Da Il Messaggero del 28/03/2003
Originale su http://ilmessaggero.caltanet.it/hermes/20030328/01_NAZIONALE/1/EMILIAN...

Wojtyla, la pace e il mondo islamico

di Marcella Emiliani

GLI arabi questa guerra contro l'Iraq non la accettano e non la capiscono proprio: lo dimostrano quotidianamente con imponenti manifestazioni di piazza in tutte le capitali in cui si scagliano con virulenza sempre maggiore contro Bush "l'aggressore". E tra le cose che non capiscono c'è anche un mistero solo apparentemente secondario, in realtà cruciale, ovvero perché un giovane presidente tanto pio come quello americano, che si trattiene a stento dall'usare toni da crociata religiosa contro Saddam, non ascolti l'anziano Papa di Roma, l'unico nell'universo pacifista che non può essere sospettato di avere secondi fini quando invoca l'aiuto di Dio e della Vergine per fermare questo conflitto. Inutile stare a sofisticare che Bush è sì cristiano, ma non cattolico e dunque non si sente vincolato dagli imperativi morali del Vaticano. E il cattolicissimo Aznar?
Bisogna addentrarsi un po' di più nella palude delle contraddizioni infinite tra potere temporale e potere spirituale in Occidente e nel mondo islamico per capirci qualcosa.
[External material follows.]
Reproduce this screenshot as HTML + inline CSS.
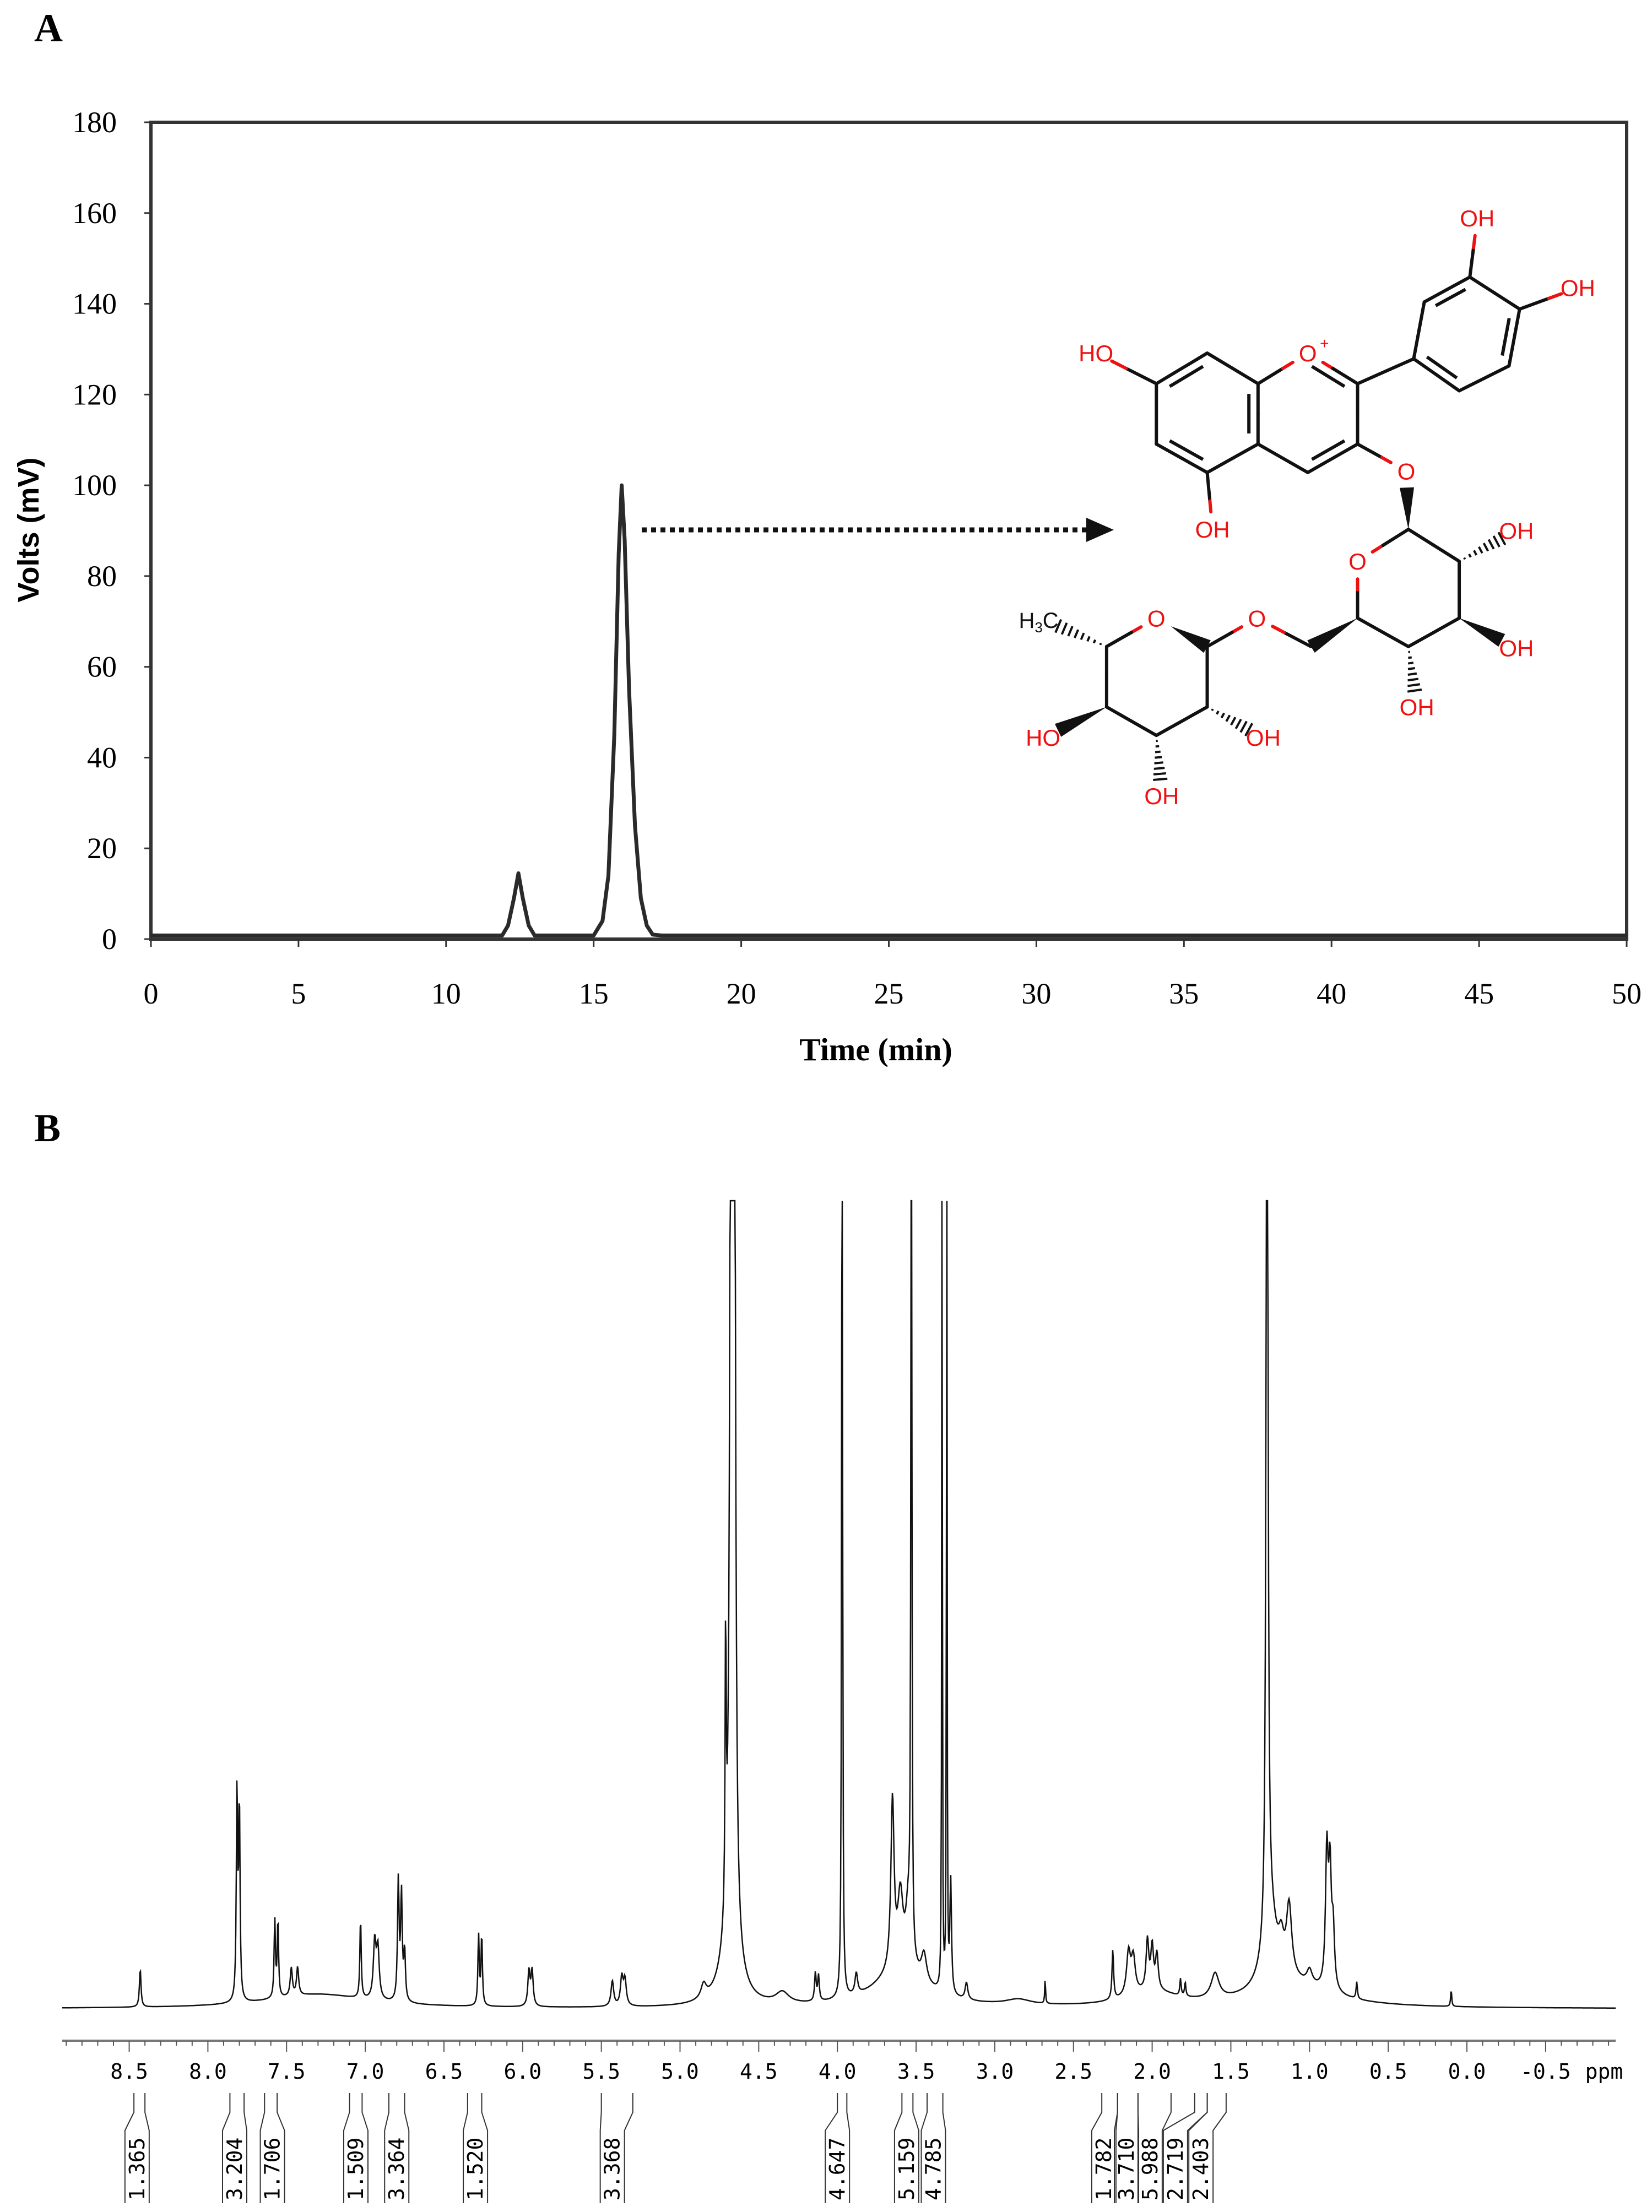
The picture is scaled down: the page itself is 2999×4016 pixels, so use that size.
<!DOCTYPE html>
<html><head><meta charset="utf-8"><style>
html,body{margin:0;padding:0;background:#fff;}
svg{display:block;}
</style></head><body>
<svg id="fig" width="2999" height="4016" viewBox="0 0 2999 4016" xmlns="http://www.w3.org/2000/svg">
<rect width="2999" height="4016" fill="#fff"/>
<text x="62" y="75" font-family="Liberation Serif, serif" font-weight="bold" font-size="72">A</text>
<text x="62" y="2072" font-family="Liberation Serif, serif" font-weight="bold" font-size="72">B</text>
<g id="chartA"></g>
<g id="mol"></g>
<g id="chartB"></g>
</svg>
<script>
// ---------- Panel A data ----------
const timeTicks = [0,5,10,15,20,25,30,35,40,45,50];
const voltTicks = [0,20,40,60,80,100,120,140,160,180];
const times = [0,11.9,12.1,12.3,12.45,12.6,12.8,13.0,15.0,15.3,15.5,15.7,15.85,15.95,16.05,16.2,16.4,16.6,16.8,17.0,17.3,50];
const volts = [0.8,0.8,3,9,14.5,9,3,0.8,0.8,4,14,45,85,100,88,55,25,9,3,1,0.8,0.8];

// ---------- Panel B data ----------
const ppmTickLabels = ["8.5","8.0","7.5","7.0","6.5","6.0","5.5","5.0","4.5","4.0","3.5","3.0","2.5","2.0","1.5","1.0","0.5","0.0","-0.5"];
const peakPpm = [8.43,7.815,7.80,7.575,7.555,7.47,7.43,7.03,6.94,6.92,6.79,6.77,6.75,6.28,6.26,5.96,5.94,5.43,5.37,5.35,4.85,4.71,4.675,4.655,4.35,4.14,4.12,3.97,3.88,3.65,3.60,3.55,3.53,3.45,3.335,3.305,3.28,3.18,2.85,2.68,2.25,2.15,2.12,2.03,2.00,1.97,1.82,1.79,1.60,1.27,1.25,1.13,1.18,1.00,0.89,0.87,0.85,0.70,0.10,4.68,3.6,7.3,2.0,1.1];
const peakHeight = [27,150,140,55,55,20,20,57,40,35,85,75,35,50,50,25,25,18,20,18,10,200,900,700,8,20,18,900,15,120,50,40,900,20,800,800,80,12,4,18,35,30,25,35,30,25,12,10,18,900,50,50,20,10,95,80,40,12,12,45,25,10,10,15];
const peakWidth = [.006,.005,.005,.005,.005,.008,.008,.005,.01,.01,.006,.006,.006,.005,.005,.008,.008,.01,.01,.01,.02,.004,.008,.008,.05,.006,.006,.003,.01,.012,.02,.02,.003,.02,.002,.002,.006,.01,.1,.003,.006,.015,.015,.01,.01,.01,.005,.005,.03,.006,.05,.02,.02,.02,.01,.01,.01,.005,.004,.06,.2,.4,.2,.3];
const integralValues = ["1.365","3.204","1.706","1.509","3.364","1.520","3.368","4.647","5.159","4.785","1.782","3.710","5.988","2.719","2.403"];
const integralFrom = [8.47,7.86,7.64,7.10,6.85,6.35,5.50,4.00,3.59,3.43,2.32,2.22,2.09,1.73,1.65];
const integralTo = [8.40,7.77,7.56,7.02,6.75,6.26,5.30,3.94,3.52,3.33,2.22,2.09,1.88,1.65,1.53];
const integralLabelPpm = [8.45,7.83,7.59,7.06,6.80,6.30,5.43,4.00,3.56,3.39,2.307,2.163,2.013,1.852,1.69];

const NS='http://www.w3.org/2000/svg';
function el(tag, attrs, parent, txt){const e=document.createElementNS(NS,tag);for(const k in attrs)e.setAttribute(k,attrs[k]);if(txt!==undefined)e.textContent=txt;parent.appendChild(e);return e;}

// ---------- Panel A ----------
const A=document.getElementById('chartA');
const ax0=274, ax1=2953, ay0=1705, ay180=222;
const xA=t=>ax0+(t/50)*(ax1-ax0);
const yA=v=>ay0-(v/180)*(ay0-ay180);
let fr=el('rect',{x:ax0,y:ay180,width:ax1-ax0,height:ay0-ay180,fill:'none',stroke:'#333',"stroke-width":6},A);

timeTicks.forEach(t=>{
  let l=el('line',{x1:xA(t),x2:xA(t),y1:ay0,y2:ay0+14,stroke:'#333','stroke-width':3},A);
  
  let tx=el('text',{x:xA(t),y:1822,'text-anchor':'middle','font-family':'Liberation Serif, serif','font-size':54},A,String(t));
  
});
voltTicks.forEach(v=>{
  let l=el('line',{x1:ax0-12,x2:ax0,y1:yA(v),y2:yA(v),stroke:'#333','stroke-width':3},A);
  
  let tx=el('text',{x:212,y:yA(v)+18,'text-anchor':'end','font-family':'Liberation Serif, serif','font-size':54},A,String(v));
  
});
let xt=el('text',{x:1590,y:1925,'text-anchor':'middle','font-family':'Liberation Serif, serif','font-weight':'bold','font-size':58},A,'Time (min)');

let yt=el('text',{x:0,y:0,transform:'translate(70,962) rotate(-90)','text-anchor':'middle','font-family':'Liberation Sans, sans-serif','font-weight':'bold','font-size':54},A,'Volts (mV)');

let d='';times.forEach((t,i)=>{d+=(i?'L':'M')+xA(t).toFixed(1)+' '+yA(volts[i]).toFixed(1);});
let tr=el('path',{d:d,fill:'none',stroke:'#2a2a2a','stroke-width':7,'stroke-linejoin':'round'},A);

let arr=el('line',{x1:1165,y1:962,x2:1975,y2:962,stroke:'#111','stroke-width':9,'stroke-dasharray':'9 8'},A);

let ah=el('polygon',{points:'1972,940 2022,962 1972,984',fill:'#111'},A);


// ---------- Molecule ----------
const M=document.getElementById('mol');
const P=(x,y)=>[x*1.9224,y*1.29];
const at={a1:[1140,497],a2:[1188,540],a3:[1188,625],a4:[1140,665],a5:[1092,625],a6:[1092,540],
O1:[1235,497],c2:[1282,540],c3:[1282,625],c4:[1235,665],
b1:[1335,505],b2:[1345,425],b3:[1388,390],b4:[1435,435],b5:[1425,515],b6:[1378,550],
O3:[1328,663],g1:[1330,745],g2:[1378,790],g3:[1378,870],g4:[1330,910],g5:[1282,870],gO:[1282,790],
C6:[1238,910],O6:[1187,870],r1:[1140,910],rO:[1092,870],r5:[1045,910],r4:[1045,995],r3:[1092,1035],r2:[1140,995],
HO7:[1035,497],OH5:[1145,745],OH3p:[1395,307],OH4p:[1490,405],OHg2:[1432,747],OHg3:[1432,912],OHg4:[1338,995],
CH3:[985,872],HOr4:[985,1038],OHr2:[1193,1038],OHr3:[1097,1120]};
const hetero=new Set(['O1','O3','gO','O6','rO','HO7','OH5','OH3p','OH4p','OHg2','OHg3','OHg4','HOr4','OHr2','OHr3','CH3']);
function pt(n){return P(at[n][0],at[n][1]);}
function bond(a,b){
  let p=pt(a),q=pt(b);
  let ha=hetero.has(a),hb=hetero.has(b);
  const gap=32;
  let dx=q[0]-p[0],dy=q[1]-p[1],L=Math.hypot(dx,dy),ux=dx/L,uy=dy/L;
  let s=ha?[p[0]+ux*gap,p[1]+uy*gap]:p, e=hb?[q[0]-ux*gap,q[1]-uy*gap]:q;
  let m=[(p[0]+q[0])/2,(p[1]+q[1])/2];
  let l1=el('line',{x1:s[0],y1:s[1],x2:m[0],y2:m[1],stroke:ha?'#ee1111':'#111','stroke-width':6,'stroke-linecap':'round'},M);
  
  let l2=el('line',{x1:m[0],y1:m[1],x2:e[0],y2:e[1],stroke:hb?'#ee1111':'#111','stroke-width':6,'stroke-linecap':'round'},M);
  
}
function inner(a,b,cx,cy){
  let p=pt(a),q=pt(b),c=P(cx,cy);
  let f=0.8;
  let p2=[p[0]+(c[0]-p[0])*0.18,p[1]+(c[1]-p[1])*0.18],q2=[q[0]+(c[0]-q[0])*0.18,q[1]+(c[1]-q[1])*0.18];
  let mx=(p2[0]+q2[0])/2,my=(p2[1]+q2[1])/2;
  p2=[mx+(p2[0]-mx)*f,my+(p2[1]-my)*f];q2=[mx+(q2[0]-mx)*f,my+(q2[1]-my)*f];
  let l=el('line',{x1:p2[0],y1:p2[1],x2:q2[0],y2:q2[1],stroke:'#111','stroke-width':6},M);
  
}
function wedge(a,b,hashed){
  let p=pt(a),q=pt(b);let dx=q[0]-p[0],dy=q[1]-p[1],L=Math.hypot(dx,dy),ux=dx/L,uy=dy/L;
  if(hetero.has(b))q=[q[0]-ux*30,q[1]-uy*30];
  if(hetero.has(a))p=[p[0]+ux*30,p[1]+uy*30];
  let nx=-uy,ny=ux,w=13;
  if(!hashed){let pg=el('polygon',{points:`${p[0]},${p[1]} ${q[0]+nx*w},${q[1]+ny*w} ${q[0]-nx*w},${q[1]-ny*w}`,fill:'#111'},M);
    }
  else{for(let i=1;i<=8;i++){let t=i/8;let cx=p[0]+(q[0]-p[0])*t,cy=p[1]+(q[1]-p[1])*t;let ww=w*t;
    let l=el('line',{x1:cx+nx*ww,y1:cy+ny*ww,x2:cx-nx*ww,y2:cy-ny*ww,stroke:'#111','stroke-width':4},M);
    }}
}
[['a1','a2'],['a2','a3'],['a3','a4'],['a4','a5'],['a5','a6'],['a6','a1'],['a2','O1'],['O1','c2'],['c2','c3'],['c3','c4'],['c4','a3'],
['c2','b1'],['b1','b2'],['b2','b3'],['b3','b4'],['b4','b5'],['b5','b6'],['b6','b1'],
['a6','HO7'],['a4','OH5'],['b3','OH3p'],['b4','OH4p'],['c3','O3'],
['g1','g2'],['g2','g3'],['g3','g4'],['g4','g5'],['g5','gO'],['gO','g1'],['C6','O6'],['O6','r1'],
['rO','r5'],['r5','r4'],['r4','r3'],['r3','r2'],['r2','r1']].forEach(b=>bond(b[0],b[1]));
inner('a6','a1',1140,581);inner('a5','a4',1140,581);inner('a2','a3',1140,581);
inner('O1','c2',1235,581);inner('c3','c4',1235,581);
inner('b2','b3',1385,470);inner('b4','b5',1385,470);inner('b6','b1',1385,470);
wedge('g1','O3',false);wedge('g2','OHg2',true);wedge('g3','OHg3',false);wedge('g4','OHg4',true);
wedge('g5','C6',false);wedge('rO','r1',false);wedge('r5','CH3',true);wedge('r4','HOr4',false);wedge('r2','OHr2',true);wedge('r3','OHr3',true);
const labs=[['HO7','HO'],['OH5','OH'],['OH3p','OH'],['OH4p','OH'],['O1','O'],['O3','O'],['gO','O'],['O6','O'],['rO','O'],['OHg2','OH'],['OHg3','OH'],['OHg4','OH'],['HOr4','HO'],['OHr2','OH'],['OHr3','OH']];
labs.forEach(l=>{let p=pt(l[0]);let t=el('text',{x:p[0],y:p[1]+15,'text-anchor':'middle','font-family':'Liberation Sans, sans-serif','font-size':42,fill:'#ee1111'},M,l[1]);
});
let pl=pt('O1');let plus=el('text',{x:pl[0]+22,y:pl[1]-8,'font-family':'Liberation Sans, sans-serif','font-size':28,fill:'#ee1111'},M,'+');

let cp=pt('CH3');let ch=el('text',{x:cp[0]-8,y:cp[1]+15,'text-anchor':'middle','font-family':'Liberation Sans, sans-serif','font-size':40,fill:'#111'},M);

ch.innerHTML='H<tspan font-size="26" dy="8">3</tspan><tspan dy="-8">C</tspan>';

// ---------- Panel B ----------
const B=document.getElementById('chartB');
const ppm0X=2663, pxPerPpm=285.7, base=3647, topClip=2180;
const xB=p=>ppm0X-p*pxPerPpm;
const hScale=2.559;
let sd='';
for(let X=113;X<=2933;X+=1){
  let p=(ppm0X-X)/pxPerPpm, s=0;
  for(let i=0;i<peakPpm.length;i++){let z=(p-peakPpm[i])/peakWidth[i];s+=peakHeight[i]/(1+z*z);}
  let y=Math.max(topClip,base-s*hScale);
  sd+=(X===113?'M':'L')+X+' '+y.toFixed(1);
}
let sp=el('path',{d:sd,fill:'none',stroke:'#111','stroke-width':2.5},B);

let axl=el('line',{x1:113,x2:2933,y1:3705,y2:3705,stroke:'#777','stroke-width':4},B);

for(let k=-10;k<=89;k++){let p=k/10;let X=xB(p);if(X<113||X>2933)continue;let major=(k%5===0);
  let t=el('line',{x1:X,x2:X,y1:3705,y2:major?3725:3714,stroke:'#555','stroke-width':2},B);
  }
ppmTickLabels.forEach(s=>{let X=xB(parseFloat(s));
  let t=el('text',{x:X,y:3774,'text-anchor':'middle','font-family':'DejaVu Sans Mono, monospace','font-size':38},B,s);
  });
let ppml=el('text',{x:2912,y:3774,'text-anchor':'middle','font-family':'DejaVu Sans Mono, monospace','font-size':38},B,'ppm');

integralValues.forEach((v,i)=>{
  let xl=xB(integralFrom[i]),xr=xB(integralTo[i]),xc=xB(integralLabelPpm[i]),hw=22;
  let g=el('path',{d:`M${xl} 3800 L${xl} 3835 L${xc-hw} 3868 L${xc-hw} 4000 M${xr} 3800 L${xr} 3835 L${xc+hw} 3868 L${xc+hw} 4000`,fill:'none',stroke:'#333','stroke-width':2},B);
  
  let t=el('text',{x:0,y:0,transform:`translate(${xc+13},3995) rotate(-90)`,'font-family':'DejaVu Sans Mono, monospace','font-size':38},B,v);
  
});
</script>
</body></html>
Nell'Islam — a differenza che nel cattolicesimo — non esistono né Chiesa né magistero, né sacramenti, esiste solo il sapere, la conoscenza dei testi sacri e qualsiasi ulama, cioè qualsiasi dotto musulmano, in teoria può dare la propria interpretazione della rivelazione contenuta nel Corano e nella tradizione per tradurla in giurisprudenza, la sharia. Ma nel cattolicesimo munito di cotanto magistero e di cotante gerarchie religiose, i fedeli si prendono ampie libertà relativamente agli imperativi emanati da Roma, mentre nell'Islam — che un magistero non ce l'ha — il fedele si sente più vincolato alle parole e agli inviti dei propri uomini dotti. Perché? Il più famoso studioso di cose islamiche e mediorientali, il professor Bernard Lewis, ha riassunto così la spiegazione in una prospettiva storica (cito a memoria e mi perdoni il prof. Lewis): «Nell'antica Roma l'imperatore era Dio; Cristo ha poi detto: “Date a Cesare quel che è di Cesare e date a Dio quel che è di Dio" (separando potere temporale e potere spirituale); infine è arrivato l'Islam per il quale Dio è l'imperatore». Lasciando perdere i Cesari, quel che Lewis vuol dire è che, anche se i popoli musulmani hanno sperimentato la separazione tra Stato e Chiesa per lo meno dalla caduta dell'impero ottomano, tuttavia non hanno perso il senso pervasivo, onnicomprensivo della rivelazione e su tutto — sempre in teoria — dovrebbe avere la meglio il messaggio di Dio. Uno come Saddam queste cose le sa talmente bene che per accrescere la propria popolarità non esita ad arruolare Allah tra i suoi agit-prop.
A queste ragioni storiche del "mistero" si aggiungono poi analisi politiche più profonde che l'arabo qualunque non conosce in quanto non fanno parte del suo universo, ma del nostro: ad esempio il fatto che — astraendoci dal clamore della guerra — il Vaticano è restato uno dei pochi attori internazionali che potrebbe contrastare, dall'alto della sua credibilità morale, la realpolitik della superpotenza solitaria, gli Usa. Il pontificato di Wojtyla poi alla credibilità morale o spirituale ha aggiunto anche un plusvalore di credibilità politica dopo aver contribuito in maniera determinante e senza armi al crollo del comunismo in Unione Sovietica e nell'Est europeo. Così al di là della visione manichea degli opposti: pace contro guerra, nell'appello alla pace medesima di papa Giovanni Paolo II c'è paradossalmente il tentativo di fermare la deriva verso la Crociata che questa guerra rischia di assumere, il tentativo di disinnescare quello scontro di civiltà che viene agitato come un fantasma temibilissimo dopo gli attentati dell'11 settembre 2001 e che — se continua ad essere evocato — rischia di diventare realtà. Detto in altre parole, oltre che per salvare vite umane suo primo assillo, il Papa invoca Dio perché Dio rimanga estraneo alle miserie umane e la religione non venga strumentalizzata come una qualsiasi ideologia dell'odio. Il Vaticano, come ha dimostrato in recenti eventi bellici, non è aprioristicamente contrario alla guerra; è arrivato a riconoscerne l'eventuale tragica necessità. E' questa guerra che non vuole, perché la sente foriera di disastri epocali.